EL ÚLTIMO FUMADOR (02/07/2017)

Es usted el último. ¿No se ha dado cuenta de que hace semanas que no ve a nadie fumando por la calle? El vecino del tercero ya no se para con usted a echar ese cigarrillo antes de entrar al portal cuando vuelve del trabajo. Piénselo bien, ahora pasa casi corriendo y le rehúye la mirada. ¿Lo habrá dejado? ¿Y dónde están todos los compañeros de la oficina que antes se amontonaban en la acera para fumar hiciera frío o calor? Al principio, cuando alguien ya no venía porque lo había dejado solíais decir con sorna: ¡a ver cuánto dura! Más tarde, cuando empezasteis a ser pocos, hacíais como si el ausente nunca hubiera existido; si alguien cometía la torpeza de nombrarlo se hacía un significativo silencio y todos aprovechabais para dar una calada larga, de esas que hacen que la cabeza del cigarrillo se ilumine como si le hubieran metido un pico de tensión y que las hebras ardan con el ruido de la leña seca en una hoguera de Lilliput. Las miradas de la gente también han cambiado, no me diga que no se ha fijado. Antes les molestaba el humo aunque estuviera en la calle y le lanzaban miradas de reprobación. Ahora son miradas de lástima. ¿Y qué me dice del Día sin Humo? ¿No se ha dado cuenta de que hace años que no se celebra…? 
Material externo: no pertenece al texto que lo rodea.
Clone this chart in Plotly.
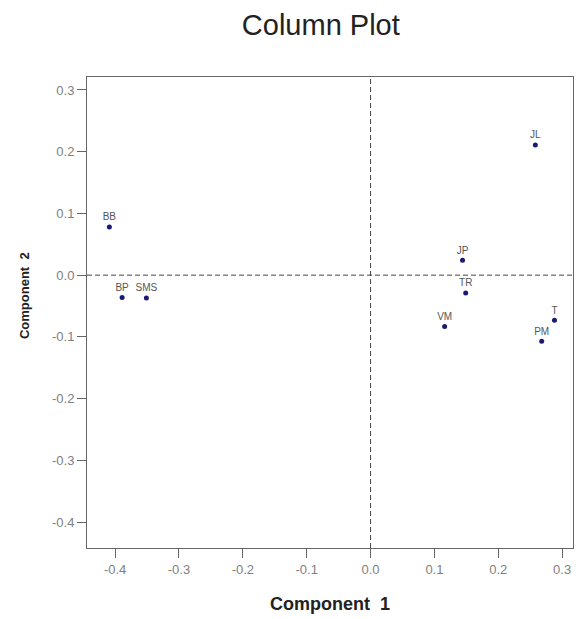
import plotly.graph_objects as go

labels = ["BB", "BP", "SMS", "JL", "JP", "TR", "VM", "T", "PM"]
comp1 = [-0.409, -0.389, -0.351, 0.258, 0.144, 0.149, 0.116, 0.288, 0.268]
comp2 = [0.078, -0.036, -0.037, 0.211, 0.024, -0.029, -0.083, -0.073, -0.107]

tickvals_x = [-0.4, -0.3, -0.2, -0.1, 0.0, 0.1, 0.2, 0.3]
tickvals_y = [0.3, 0.2, 0.1, 0.0, -0.1, -0.2, -0.3, -0.4]

FONT = "Arial, Liberation Sans, sans-serif"

fig = go.Figure()
fig.add_trace(go.Scatter(
    x=comp1, y=comp2, mode="markers+text", text=labels,
    textposition="top center",
    textfont=dict(family=FONT, size=10, color="#555555"),
    marker=dict(color="#1a1a70", size=5, symbol="circle"),
    showlegend=False, cliponaxis=False,
))

fig.add_shape(type="line", x0=0, x1=0, y0=0, y1=1, xref="x", yref="paper",
              line=dict(color="#444444", width=1, dash="5px,3px"))
fig.add_shape(type="line", x0=0, x1=1, y0=0, y1=0, xref="paper", yref="y",
              line=dict(color="#444444", width=1, dash="5px,3px"))

axis_common = dict(
    showgrid=False, zeroline=False, showline=True, mirror=True,
    linecolor="#666666", linewidth=1, ticks="outside", ticklen=9,
    tickcolor="#666666", automargin=False,
    tickfont=dict(family=FONT, size=13, color="#808080"),
)

fig.add_annotation(text="<b>Component  1</b>", xref="paper", yref="paper",
                   x=0.5, y=-0.119, xanchor="center", yanchor="middle", showarrow=False,
                   font=dict(family=FONT, size=18, color="#222222"))
fig.add_annotation(text="<b>Component  2</b>", xref="paper", yref="paper",
                   x=-0.1296, y=0.535, xanchor="center", yanchor="middle", showarrow=False,
                   textangle=-90, font=dict(family=FONT, size=13, color="#222222"))

fig.update_layout(
    width=576, height=619,
    paper_bgcolor="white", plot_bgcolor="white",
    margin=dict(l=87, r=3, t=77, b=71),
    title=dict(text="Column Plot", x=0.557, xanchor="center", y=0.96, yanchor="middle",
               font=dict(family=FONT, size=29, color="#222222")),
    xaxis=dict(range=[-0.444, 0.317], tickvals=tickvals_x,
               ticktext=[f"{v:.1f}" for v in tickvals_x], **axis_common),
    yaxis=dict(range=[-0.442, 0.321], tickvals=tickvals_y,
               ticktext=[f"{v:.1f}" for v in tickvals_y], **axis_common),
)

fig.write_html("out.html", config={"displayModeBar": False},
               post_script="document.body.style.margin='0';")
Parece el argumento de una película de terror. La peor pesadilla de un fumador no sería quedarse sin tabaco sino quedarse solo, fumando a la vista del resto del mundo que no podría dejar de preguntarse cómo es posible que alguien se envenene voluntariamente con una sustancia que acorta la vida sin dar nada a cambio. Porque si el cigarrillo proporcionara una experiencia orgásmica, el vicio podría entenderse. Pero no es así. Les aseguro que he fumado los suficientes para saberlo. Se fuma, y sobre todo, se empieza a fumar, porque lo hacen otros. Todo eso del vaquero solitario de Marlboro es un cuento norteamericano, y no solo porque el actor que lo encarnaba acabó muriendo de una enfermedad pulmonar sino porque el mismo concepto del tipo duro y solitario que fuma es un fraude. El fumador tiene mucho de gregario: se envenena con el pobre consuelo de que otros se envenenan con él. 
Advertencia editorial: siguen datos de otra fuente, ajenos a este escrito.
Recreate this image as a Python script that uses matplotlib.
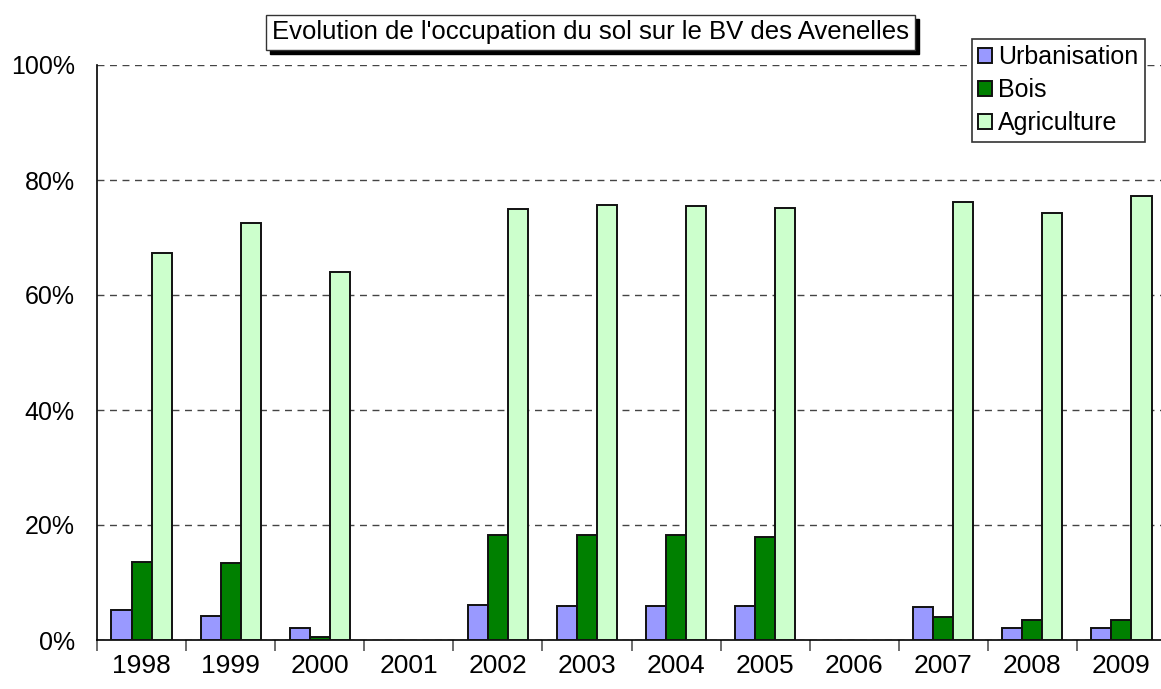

Después de prohibir el humo en lugares públicos cerrados, ¿no se ha ganado el fumador el derecho a que le dejen en paz? Cariñosamente, creo que no del todo. En primer lugar, porque hace unas semanas fue el Día sin Humo – respira tranquilo, querido fumador, porque se sigue celebrando -, y segundo, porque creo que hay cierta confusión en la opinión pública sobre los peligros del tabaco que a las industrias del sector les gusta fomentar. ¿A estas alturas? ¡Pero si todo el mundo sabe que es malo para la salud? Malísimo, incluso. Sí, pero el diablo se esconde en los detalles. Se dice que el fumador multiplica las posibilidades de contraer cáncer de pulmón, que es la enfermedad más comúnmente asociada al tabaco. Es decir, que compra más números en la siniestra lotería cancerígena. Por tanto, cuando se dice que el tabaco acorta la vida, el fumador entiende que es una cuestión estadística: a algunos les toca y a otros no, y los primeros reducen la esperanza de vida estadística de todos los demás. Mentira. El tabaco acorta la vida SIEMPRE - ¡entre 10 y 20 años! - porque deteriora irreparablemente las arterias y el corazón, una enfermedad derivada del tabaquismo de la que se habla demasiado poco. Al fumador que sea verdaderamente consciente de estos peligros no queda mucho que decirle. Que mire a su alrededor quizás. A lo mejor es el último y todavía no se ha dado cuenta.